Pourquoi j’ai été sensible à cet entretien et à la qualité d’E. Durand et du travail qu’il a réalisé ? Il me semble que sur ces questions des violences sexuelles il faut aller beaucoup plus loin que le simple constat chiffré qu’il y en a eu comme tout le monde maintenant le sait (cf. les rapports de la CIASE et de la CIIVISE), dire qu’il y en a encore et être assommé par le nombre et qu’elles touchent tous les milieux et qu’il ne faut pas faire de différence entre les milieux sociologiques : ce sont des agressions et des violences sexuelles et elles sont toujours et partout insupportables. J’ai bien retenu ce qu’il dit : que les violences sexuelles ne sont pas du registre de la sexualité comme telle. Parce qu’elles sont une déviance, une perversion de la sexualité qui est, chez l’homme, une fonction qui n’a pas de raison d’être sans une finalité, laquelle n’est pas seulement la survie de l’espèce, la procréation. Mais il faut affirmer que la sexualité est une question anthropologique fondamentale alors qu’aujourd’hui malheureusement la visibilité de la sexualité passe souvent à travers le prisme des dérives.
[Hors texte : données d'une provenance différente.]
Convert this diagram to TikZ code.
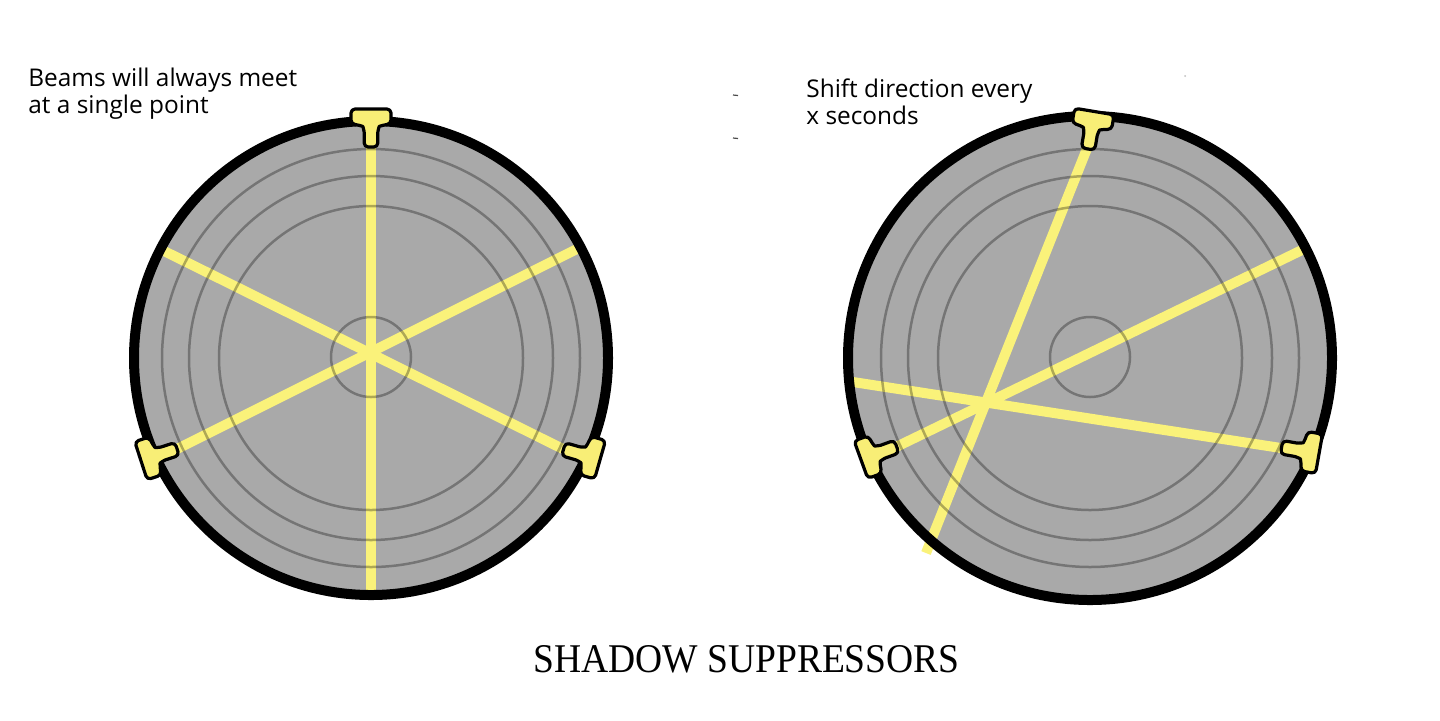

Ce que nous avons connu avec les révélations des « abus » dans l’Église -à ce propos il n’aime pas qu’on se limite à parler d’abus mais il faut parler d’agression- doit faire réfléchir à beaucoup plus que les chiffres monstrueux que nous connaissons mais, en plus des victimes, que c’est toute la question de la sexualité qui a été pervertie et qui a donné naissance à la « Révolution sexuelle [5]».
[1] Édouard Durand, 160 000 Enfants. Violences sexuelles et déni social, Paris, Gallimard, coll. « Tracts » (no 54), 2024, 32 p.
[2] https://www.actu-juridique.fr/penal/definition-du-viol-osez-le-consentement/
[3] Cf. son livre sur son expérience.
[4] Même si ces livres le disent sur un mode très hard et comme une accusation souvent en retour de longues années de silence, ils disent des vérités qui ne peuvent plus être cachées.
[5] Pour ceux qui ne le connaissant pas il est intéressant de prendre connaissance du rapport Kinsey qui sans doute n’explique pas tout mais qui fait comprendre comment cet homme a été à l’origine de cette « révolution » qui a perverti et corrompu la sexualité humaine.